Formed by the Jungle Brothers, Afrika Bambaataa, and Queen Latifah, the Native Tongues eventually brought folks like De La Soul, A Tribe Called Quest, Common and Black Star into the fold before disbanding in the ’90s after the members had achieved the desired degree of popularity. The landmark release from the Native Tongues was the Jungle Brothers’ Straight Out the Jungle in November of 1988, and while it may not be nearly as interesting as what came after it, the presence of jazzy samples — amidst grooves culled from house music, of all things — and rapper Q-Tip of A Tribe Called Quest on a couple of tracks made Straight Out the Jungle a breeding ground for jazz-rap, an important style within the alternative rap subgenre.

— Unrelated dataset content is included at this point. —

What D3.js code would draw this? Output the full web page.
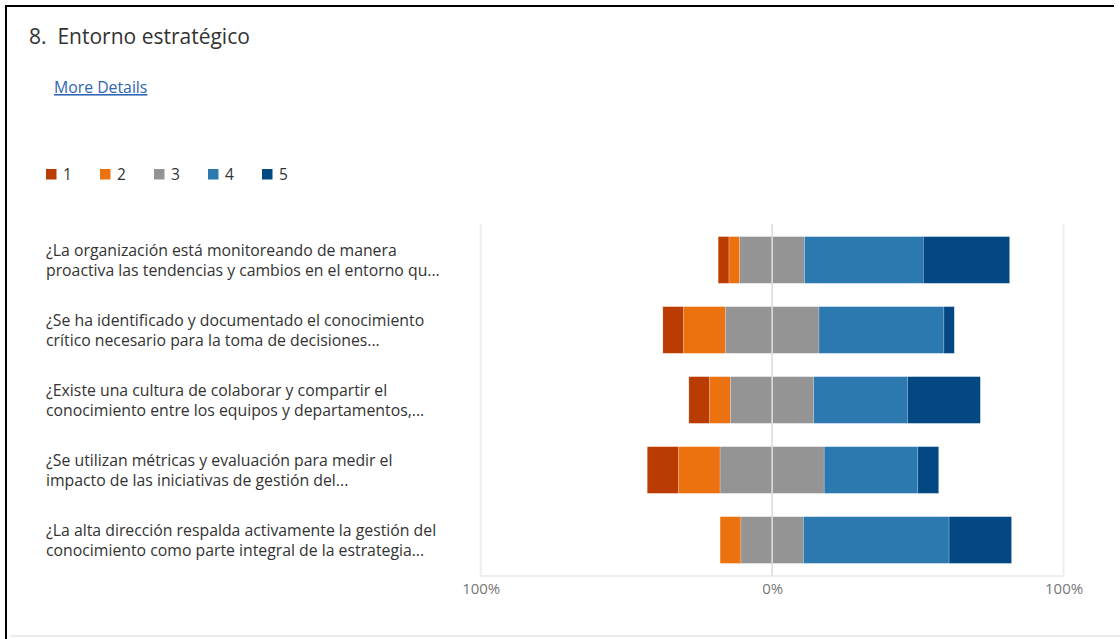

The following March, De La Soul released their excellent debut 3 Feet High and Rising (an honorable mention), which is generally considered one of the best rap albums ever and an alternative rap classic. The Jungle Brothers released their second album, Done by the Forces of Nature, in November of 1989, and it featured several members of the Native Tongues, including De La Soul and A Tribe Called Quest. I like their second album a lot more than their first. (It’s an honorable mention.) In April of 1990, A Tribe Called Quest released their largely underrated debut, People’s Instinctive Travels & the Paths of Rhythm, which is another honorable mention. In fact, People’s Instinctive Travels & the Paths of Rhythm is often overlooked because The Low End Theory, A Tribe Called Quest’s follow-up, is a flat-out masterpiece.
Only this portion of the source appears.